Written task
Track down each line that has the word "chart" and copy it.

Given information
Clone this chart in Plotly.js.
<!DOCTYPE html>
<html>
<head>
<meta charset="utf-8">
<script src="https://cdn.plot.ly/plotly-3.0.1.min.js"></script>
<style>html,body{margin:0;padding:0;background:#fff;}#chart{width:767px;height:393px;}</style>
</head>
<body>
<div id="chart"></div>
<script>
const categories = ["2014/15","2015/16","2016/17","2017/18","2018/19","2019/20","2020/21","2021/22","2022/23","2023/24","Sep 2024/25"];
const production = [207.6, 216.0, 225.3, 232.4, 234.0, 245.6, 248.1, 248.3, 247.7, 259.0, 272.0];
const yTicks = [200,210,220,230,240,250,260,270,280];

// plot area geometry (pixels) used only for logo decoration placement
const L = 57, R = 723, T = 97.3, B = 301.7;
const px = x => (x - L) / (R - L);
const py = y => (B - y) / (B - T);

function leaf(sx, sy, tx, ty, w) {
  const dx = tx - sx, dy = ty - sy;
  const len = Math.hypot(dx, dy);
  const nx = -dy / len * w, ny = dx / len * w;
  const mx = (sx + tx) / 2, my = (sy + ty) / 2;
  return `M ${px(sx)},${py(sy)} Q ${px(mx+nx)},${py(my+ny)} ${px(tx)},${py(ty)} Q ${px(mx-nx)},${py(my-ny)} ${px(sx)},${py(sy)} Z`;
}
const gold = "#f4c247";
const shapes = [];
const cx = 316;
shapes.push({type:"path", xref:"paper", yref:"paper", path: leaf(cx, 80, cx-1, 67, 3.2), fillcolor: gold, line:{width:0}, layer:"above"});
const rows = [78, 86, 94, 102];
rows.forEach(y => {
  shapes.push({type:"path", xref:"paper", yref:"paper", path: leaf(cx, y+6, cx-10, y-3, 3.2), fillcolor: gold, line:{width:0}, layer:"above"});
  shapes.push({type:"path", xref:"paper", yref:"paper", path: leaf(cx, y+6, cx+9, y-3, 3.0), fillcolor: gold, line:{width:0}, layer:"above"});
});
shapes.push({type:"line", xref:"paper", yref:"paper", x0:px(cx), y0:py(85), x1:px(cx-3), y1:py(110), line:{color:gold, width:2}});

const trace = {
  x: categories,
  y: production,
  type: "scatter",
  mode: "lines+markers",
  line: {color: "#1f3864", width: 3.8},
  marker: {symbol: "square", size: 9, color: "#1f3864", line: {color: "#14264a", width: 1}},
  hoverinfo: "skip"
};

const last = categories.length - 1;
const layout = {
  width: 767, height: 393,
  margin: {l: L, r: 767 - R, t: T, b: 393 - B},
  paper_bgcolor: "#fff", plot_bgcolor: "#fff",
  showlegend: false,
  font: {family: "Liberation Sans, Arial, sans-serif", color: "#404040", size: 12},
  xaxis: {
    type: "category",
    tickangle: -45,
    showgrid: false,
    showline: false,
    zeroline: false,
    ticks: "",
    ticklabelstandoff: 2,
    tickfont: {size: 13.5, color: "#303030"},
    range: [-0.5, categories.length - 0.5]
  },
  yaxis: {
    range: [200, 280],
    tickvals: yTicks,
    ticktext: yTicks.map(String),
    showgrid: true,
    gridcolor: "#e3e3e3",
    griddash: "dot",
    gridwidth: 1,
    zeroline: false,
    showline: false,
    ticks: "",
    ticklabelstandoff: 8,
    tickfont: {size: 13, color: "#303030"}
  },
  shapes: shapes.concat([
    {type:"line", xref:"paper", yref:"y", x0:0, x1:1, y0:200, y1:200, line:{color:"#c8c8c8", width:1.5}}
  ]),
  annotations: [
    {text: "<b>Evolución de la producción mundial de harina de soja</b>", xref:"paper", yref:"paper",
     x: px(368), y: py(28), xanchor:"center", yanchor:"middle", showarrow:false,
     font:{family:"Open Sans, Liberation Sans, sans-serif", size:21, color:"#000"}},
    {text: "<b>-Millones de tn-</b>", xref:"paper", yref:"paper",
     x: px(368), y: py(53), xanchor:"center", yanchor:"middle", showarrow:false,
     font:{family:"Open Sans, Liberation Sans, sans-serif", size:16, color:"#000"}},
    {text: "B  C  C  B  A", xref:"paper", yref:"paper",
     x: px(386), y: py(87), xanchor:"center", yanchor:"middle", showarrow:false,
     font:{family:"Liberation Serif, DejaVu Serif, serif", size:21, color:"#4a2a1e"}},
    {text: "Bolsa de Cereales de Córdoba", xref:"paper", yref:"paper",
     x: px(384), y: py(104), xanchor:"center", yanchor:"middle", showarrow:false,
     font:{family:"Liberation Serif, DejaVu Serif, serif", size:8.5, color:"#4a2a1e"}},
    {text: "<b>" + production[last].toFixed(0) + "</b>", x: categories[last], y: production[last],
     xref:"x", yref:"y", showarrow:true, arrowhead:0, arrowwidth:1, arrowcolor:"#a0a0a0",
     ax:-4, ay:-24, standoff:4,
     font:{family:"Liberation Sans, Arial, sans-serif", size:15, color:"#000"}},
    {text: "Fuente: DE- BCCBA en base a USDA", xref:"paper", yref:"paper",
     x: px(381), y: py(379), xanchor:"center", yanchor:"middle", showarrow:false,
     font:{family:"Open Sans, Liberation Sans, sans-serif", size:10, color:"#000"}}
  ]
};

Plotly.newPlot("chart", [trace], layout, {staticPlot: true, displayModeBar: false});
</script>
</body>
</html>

Full answer
Clone this chart in Plotly.js.
<style>html,body{margin:0;padding:0;background:#fff;}#chart{width:767px;height:393px;}</style>
<div id="chart"></div>
Plotly.newPlot("chart", [trace], layout, {staticPlot: true, displayModeBar: false});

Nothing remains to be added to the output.